I macchinari industriali moderni sono progettati per essere sicuri dal punto di vista cyber. Lo stesso non si può dire di quelli legacy, magari presenti da decine di anni, che nascono per operare sconnessi dalla rete.

Come possono proteggersi le aziende manifatturiere? Per quanto possa sembrare scontato, la base è quella di seguire le best practice: «aggiornare i sistemi operativi e applicare le patch di sicurezza con un approccio di gestione del rischio». Più facile a dirsi che a farsi, però. Non parliamo di aggiornare una manciata di server: ci sono aziende che hanno infrastrutture composte da migliaia di endpoint, server, macchinari. Impossibile garantire che tutti siano costantemente aggiornati a poche ore dal rilascio delle patch di sicurezza. Bisogna quindi prima individuare quali sono le vulnerabilità più gravi e dare priorità a queste. Piattaforme di cybersecurity dedicate, o SoC gestiti da terzi, sono oggi indispensabili.

Per difendersi dal social engineering, invece, è la formazione continua l’unica soluzione. Anche in questo caso, l’approccio dell’azienda può fare la differenza. «Io vedo una differenza di velocità fra chi fa formazione perché è obbligato dai regolamenti [come Nis 2 e Dora NdR] e chi vede la sicurezza come un mantra, come per esempio le grandi banche». Il riferimento è alle norme recentemente approvate dall’UE sulla sicurezza. Nis 2, in particolare, è un framework di sicurezza al quale devono adeguarsi le realtà che operano in settori quali farmaceutico, food & beverage, energia, logistica, trasporti, manifattura.

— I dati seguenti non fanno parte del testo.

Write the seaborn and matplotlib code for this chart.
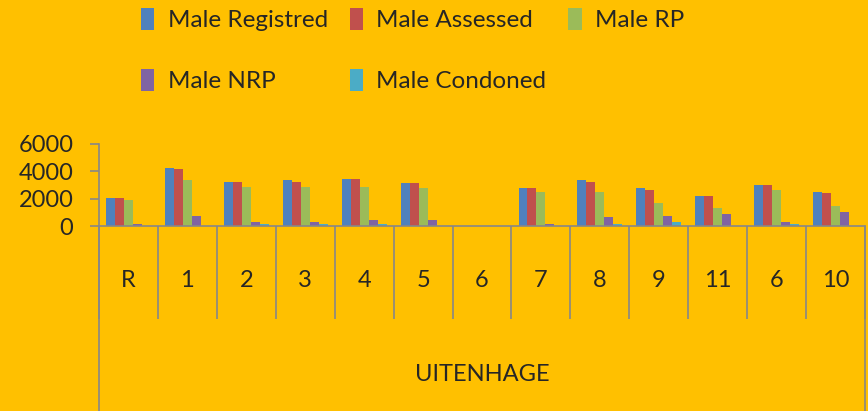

Ci sono aziende che si sono limitate ad applicarle perché obbligate dalla legge e, in certi casi, hanno fatto il minimo indispensabile per essere a norma. Altre, invece, tendono a dare una grande importanza alla riduzione del rischio informatico, e sono più propense a proporre percorsi di formazione continua sulla sicurezza ai propri dipendenti.

Una formazione che, secondo Livrieri, non deve essere meramente teorica: «bisogna fare simulazioni di risposta agli attacchi», afferma. A tutti i livelli. Perché quando si verifica un incidente informatico, non è un problema solo dei tecnici IT: tutte le funzioni devono attivarsi per reagire alla situazione. Servono piani di reazione ben strutturati, perché non bisogna dimenticare che quando si viene colpiti da un attacco, tutti i sistemi possono essere bloccati, inclusi quelli per comunicare come telefoni, chat, email. Proprio per questo è necessario che ogni figura all’interno dell’azienda sappia come comportarsi in questi casi. Anche dal punto di vista della comunicazione con l’esterno: come detto, esiste un obbligo di disclosure ed entro pochissimi giorni dall’attacco è necessario avvisare autorità e utenti colpiti. Farlo nella maniera giusta, limita i danni reputazionali che potrebbero scaturire dall’attacco.